In other hands, perhaps, it might come off as silly. In Marcello Mastroianni's hands, it comes off as someone more calculating. It is as if he knows that he has to play this role even though he is secretly delighted that Rosalia is out of his greased hair. In his faux sad expression and long cigarette holder, he makes Ferdinando a man unaware of how pretentious and absurd he is.
The other performances balance the deliberately exaggerated tone Divorce Italian Style has. Daniela Rocca plays it mostly straight as the loyal and loving Rosalia. She, however, can slip into the farcical nature of Divorce Italian Style during the death fantasies. Leopoldo Trieste's Carmelo too kept within the deliberately farcical manner of the story. Director Pietro Germi kept a firm balance between showing these characters as exaggerated without anyone slipping into cartoonishly broad. They were absurd but everyone was in on the joke.

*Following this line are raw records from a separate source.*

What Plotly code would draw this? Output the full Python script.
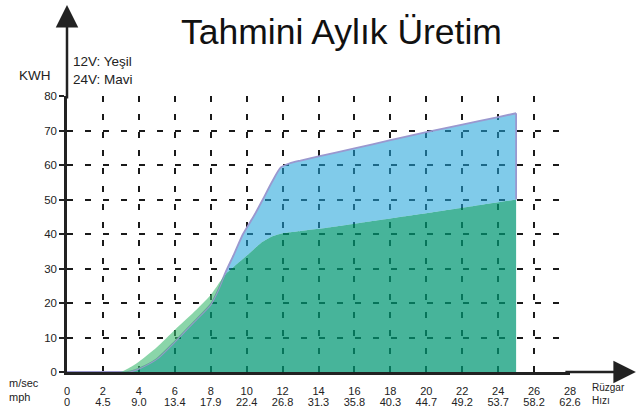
import plotly.graph_objects as go

# Wind speed (m/sec) sample points and estimated monthly production (KWH)
wind_ms = [0, 3.0, 3.4, 4, 5, 6, 7, 8, 8.4, 8.8, 9.3, 9.8, 10.4, 10.9, 11.4, 11.9, 12.4, 13, 14, 16, 18, 20, 22, 24, 25]
kwh_12v = [0, 0, 1.0, 3.0, 7.2, 12.2, 17.0, 22.3, 25.3, 28.2, 30.6, 32.8, 35.6, 37.8, 39.3, 40.1, 40.5, 40.9, 41.5, 43, 44.5, 46, 47.6, 49.2, 50]
kwh_24v = [0, 0, 0, 1.0, 3.8, 8.8, 14.2, 19.6, 23.6, 28.6, 34.2, 40, 45.2, 50, 55, 59.3, 60.5, 61.3, 62.5, 64.8, 67.2, 69.5, 71.7, 73.9, 75]

x_ticks_ms = [0, 2, 4, 6, 8, 10, 12, 14, 16, 18, 20, 22, 24, 26, 28]
x_ticks_mph = ["0", "4.5", "9.0", "13.4", "17.9", "22.4", "26.8", "31.3", "35.8", "40.3", "44.7", "49.2", "53.7", "58.2", "62.6"]
y_ticks = [0, 10, 20, 30, 40, 50, 60, 70, 80]

kwh_min = [min(a, b) for a, b in zip(kwh_12v, kwh_24v)]

TEAL = "rgba(0,151,115,0.72)"
BLUE = "rgba(32,164,218,0.57)"
GREEN = "rgba(60,185,112,0.6)"
PURPLE = "#9a98cf"
GRID = "#1a1a1a"
FONT = "Liberation Sans, Arial, sans-serif"
TXT = "#222"

fig = go.Figure()
sm = 0.6
fig.add_trace(go.Scatter(x=wind_ms, y=kwh_min, mode="lines", line=dict(width=0, shape="spline", smoothing=sm),
                         fill="tozeroy", fillcolor=TEAL, hoverinfo="skip", showlegend=False))
fig.add_trace(go.Scatter(x=wind_ms, y=kwh_24v, mode="lines", line=dict(width=1.8, color=PURPLE, shape="spline", smoothing=sm),
                         fill="tonexty", fillcolor=BLUE, name="24V", showlegend=False))
fig.add_trace(go.Scatter(x=wind_ms, y=kwh_min, mode="lines", line=dict(width=0, shape="spline", smoothing=sm),
                         hoverinfo="skip", showlegend=False))
fig.add_trace(go.Scatter(x=wind_ms, y=kwh_12v, mode="lines", line=dict(width=0, shape="spline", smoothing=sm),
                         fill="tonexty", fillcolor=GREEN, name="12V", showlegend=False))
# right edge of the 24V area
fig.add_trace(go.Scatter(x=[wind_ms[-1], wind_ms[-1]], y=[kwh_12v[-1], kwh_24v[-1]], mode="lines",
                         line=dict(width=1.8, color=PURPLE), hoverinfo="skip", showlegend=False))
# second row of tick labels (mph) on an overlaying axis
fig.add_trace(go.Scatter(x=[x_ticks_ms[0], x_ticks_ms[-1]], y=[None, None], xaxis="x2", mode="lines",
                         hoverinfo="skip", showlegend=False))

fig.update_layout(
    width=640, height=407,
    margin=dict(l=67, r=70, t=96, b=35, autoexpand=False),
    paper_bgcolor="white", plot_bgcolor="white",
    font=dict(family=FONT, color=TXT, size=11),
    xaxis=dict(range=[0, 28], tickmode="array", tickvals=x_ticks_ms, ticktext=[str(v) for v in x_ticks_ms],
               showgrid=True, gridcolor=GRID, gridwidth=2, griddash="6px,12px",
               zeroline=False, showline=True, linecolor=TXT, linewidth=2.5, automargin=False,
               ticks="", ticklabelstandoff=7, tickfont=dict(size=11, family=FONT, color=TXT), fixedrange=True),
    xaxis2=dict(range=[0, 28], overlaying="x", matches="x", side="bottom", anchor="y", tickmode="array",
                tickvals=x_ticks_ms, ticktext=x_ticks_mph, showgrid=False, zeroline=False, showline=False,
                automargin=False, ticks="", ticklabelstandoff=22,
                tickfont=dict(size=11, family=FONT, color=TXT), fixedrange=True),
    yaxis=dict(range=[0, 80], tickmode="array", tickvals=y_ticks,
               showgrid=True, gridcolor=GRID, gridwidth=2, griddash="6px,12px",
               zeroline=False, showline=True, linecolor=TXT, linewidth=2.5, automargin=False,
               ticks="outside", ticklen=5, tickwidth=1.5, tickcolor=TXT,
               tickfont=dict(size=11.5, family=FONT, color=TXT), fixedrange=True),
    showlegend=False,
)

ann = [
    dict(text="Tahmini Aylık Üretim", x=0.545, y=1.232, xref="paper", yref="paper", showarrow=False,
         font=dict(size=35.5, family=FONT, color="#111"), xanchor="center", yanchor="middle"),
    dict(text="KWH", x=-0.028, y=1.076, xref="paper", yref="paper", showarrow=False,
         font=dict(size=13.5, family=FONT, color=TXT), xanchor="right", yanchor="middle"),
    dict(text="12V: Yeşil<br>24V: Mavi", x=0.008, y=1.092, xref="paper", yref="paper", showarrow=False,
         font=dict(size=13.5, family=FONT, color=TXT), xanchor="left", yanchor="middle", align="left"),
    dict(text="m/sec<br>mph", x=-0.12, y=-0.067, xref="paper", yref="paper", showarrow=False,
         font=dict(size=11, family=FONT, color=TXT), xanchor="left", yanchor="middle", align="left"),
    dict(text="Rüzgar<br>Hızı", x=1.04, y=-0.08, xref="paper", yref="paper", showarrow=False,
         font=dict(size=10, family=FONT, color=TXT), xanchor="left", yanchor="middle", align="left"),
    # axis arrows
    dict(text="", x=1.131, y=0, xref="paper", yref="paper", showarrow=True, ax=-72, ay=0,
         arrowhead=2, arrowsize=1.8, arrowwidth=2.5, arrowcolor=TXT),
    dict(text="", x=0, y=1.33, xref="paper", yref="paper", showarrow=True, ax=0, ay=95,
         arrowhead=2, arrowsize=1.8, arrowwidth=2.5, arrowcolor=TXT),
]
fig.update_layout(annotations=ann)

fig.write_html("out.html", config={"displayModeBar": False},
               post_script="document.body.style.margin='0';document.body.style.padding='0';")
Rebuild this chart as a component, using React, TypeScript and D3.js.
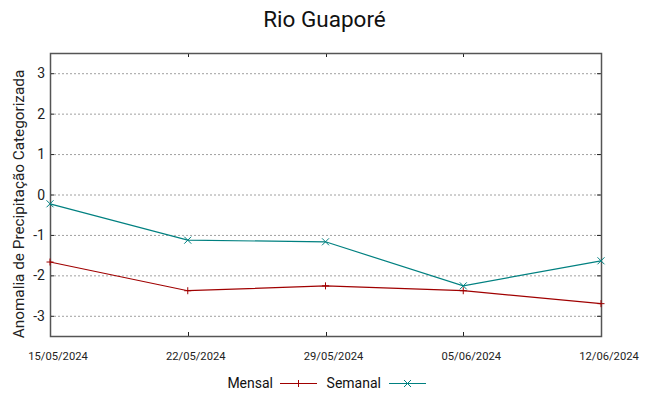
import React, { useEffect, useRef } from 'react';
import * as d3 from 'd3';

const dates = ['15/05/2024', '22/05/2024', '29/05/2024', '05/06/2024', '12/06/2024'];
const mensal = [-1.67, -2.38, -2.26, -2.38, -2.70];
const semanal = [-0.23, -1.13, -1.17, -2.26, -1.64];
const yTicks = [-3, -2, -1, 0, 1, 2, 3];

const W = 649;
const H = 396;

const App = () => {
  const svgRef = useRef<SVGSVGElement>(null);

  useEffect(() => {
    const svg = d3.select(svgRef.current);
    svg.selectAll('*').remove();

    const m = { top: 53, right: 48, bottom: 60, left: 50 };
    const x = d3.scalePoint<string>().domain(dates).range([m.left, W - m.right]);
    const y = d3.scaleLinear().domain([-3.5, 3.5]).range([H - m.bottom, m.top]);
    const font = 'Roboto, Liberation Sans, Arial, sans-serif';

    // grid (dotted, horizontal only)
    svg.append('g')
      .selectAll('line')
      .data(yTicks)
      .join('line')
      .attr('x1', m.left).attr('x2', W - m.right)
      .attr('y1', d => y(d) + 0.5).attr('y2', d => y(d) + 0.5)
      .attr('stroke', '#a0a0a0')
      .attr('stroke-dasharray', '2,2');

    // ticks, inward + mirrored
    const tk = svg.append('g').attr('stroke', '#222');
    yTicks.forEach(t => {
      tk.append('line').attr('x1', m.left).attr('x2', m.left + 4).attr('y1', y(t) + 0.5).attr('y2', y(t) + 0.5);
      tk.append('line').attr('x1', W - m.right - 4).attr('x2', W - m.right).attr('y1', y(t) + 0.5).attr('y2', y(t) + 0.5);
    });
    dates.forEach(d => {
      const px = Math.round(x(d)!) + 0.5;
      tk.append('line').attr('x1', px).attr('x2', px).attr('y1', H - m.bottom).attr('y2', H - m.bottom - 4);
      tk.append('line').attr('x1', px).attr('x2', px).attr('y1', m.top).attr('y2', m.top + 4);
    });

    // frame
    svg.append('rect')
      .attr('x', m.left + 0.5).attr('y', m.top + 0.5)
      .attr('width', W - m.left - m.right).attr('height', H - m.top - m.bottom)
      .attr('fill', 'none').attr('stroke', '#555').attr('stroke-width', 1.5);

    // y tick labels
    svg.append('g')
      .selectAll('text')
      .data(yTicks)
      .join('text')
      .attr('x', 45).attr('y', d => y(d) + 5)
      .attr('text-anchor', 'end')
      .style('font', `14px ${font}`)
      .attr('fill', '#222')
      .text(d => d);

    // x tick labels (offset right like the original)
    svg.append('g')
      .selectAll('text')
      .data(dates)
      .join('text')
      .attr('x', d => x(d)! + 8).attr('y', 360)
      .attr('text-anchor', 'middle')
      .style('font', `11.2px ${font}`)
      .attr('fill', '#222')
      .text(d => d);

    // title
    svg.append('text')
      .attr('x', W / 2).attr('y', 27)
      .attr('text-anchor', 'middle')
      .style('font', `22.5px ${font}`)
      .attr('fill', '#111')
      .text('Rio Guaporé');

    // y axis label
    svg.append('text')
      .attr('transform', `translate(24,204) rotate(-90)`)
      .attr('text-anchor', 'middle')
      .style('font', `15.3px ${font}`)
      .attr('fill', '#222')
      .text('Anomalia de Precipitação Categorizada');

    const series = [
      { name: 'Mensal', values: mensal, color: '#a00000', mark: 'plus' },
      { name: 'Semanal', values: semanal, color: '#008080', mark: 'cross' },
    ];

    const drawMark = (g: any, cx: number, cy: number, kind: string, color: string) => {
      const s = 3.5;
      if (kind === 'plus') {
        g.append('line').attr('x1', cx - s).attr('x2', cx + s).attr('y1', cy).attr('y2', cy).attr('stroke', color);
        g.append('line').attr('x1', cx).attr('x2', cx).attr('y1', cy - s).attr('y2', cy + s).attr('stroke', color);
      } else {
        g.append('line').attr('x1', cx - s).attr('x2', cx + s).attr('y1', cy - s).attr('y2', cy + s).attr('stroke', color);
        g.append('line').attr('x1', cx - s).attr('x2', cx + s).attr('y1', cy + s).attr('y2', cy - s).attr('stroke', color);
      }
    };

    const line = d3.line<number>().x((_, i) => x(dates[i])!).y(d => y(d));

    series.forEach(s => {
      const g = svg.append('g');
      g.append('path')
        .attr('d', line(s.values))
        .attr('fill', 'none')
        .attr('stroke', s.color)
        .attr('stroke-width', 1.2);
      s.values.forEach((v, i) => drawMark(g, x(dates[i])!, y(v), s.mark, s.color));
    });

    // legend
    const lg = svg.append('g').style('font', `14px ${font}`);
    const items = [
      { s: series[0], tx: 273, lx1: 280, lx2: 317 },
      { s: series[1], tx: 381, lx1: 389, lx2: 426 },
    ];
    items.forEach(it => {
      lg.append('text').attr('x', it.tx).attr('y', 388).attr('text-anchor', 'end').attr('fill', '#111').text(it.s.name);
      lg.append('line').attr('x1', it.lx1).attr('x2', it.lx2).attr('y1', 383.5).attr('y2', 383.5)
        .attr('stroke', it.s.color).attr('stroke-width', 1.2);
      drawMark(lg, (it.lx1 + it.lx2) / 2, 383.5, it.s.mark, it.s.color);
    });
  }, []);

  return (
    <svg ref={svgRef} width={W} height={H} style={{ display: 'block', position: 'absolute', left: 0, top: 0, background: '#fff' }} />
  );
};

export default App;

Carlo Rustichelli's score kept to Divorce Italian Style's light, broad manner. The entire sequence of having the whole town desperate to watch the forbidden film La Dolce Vita was clever. It showed the townsfolk as quite desirous of scandal. It was also a nice in-joke since Marcello Mastroianni was the star of that look into the decadence of Rome's jet set.
Divorce Italian Style is a wicked satire on the lengths people will go to circumvent the letter of the law by committing worse crimes. Divorce and murder may not be the funny business. Divorce Italian Style shows that they can blend for some good humor.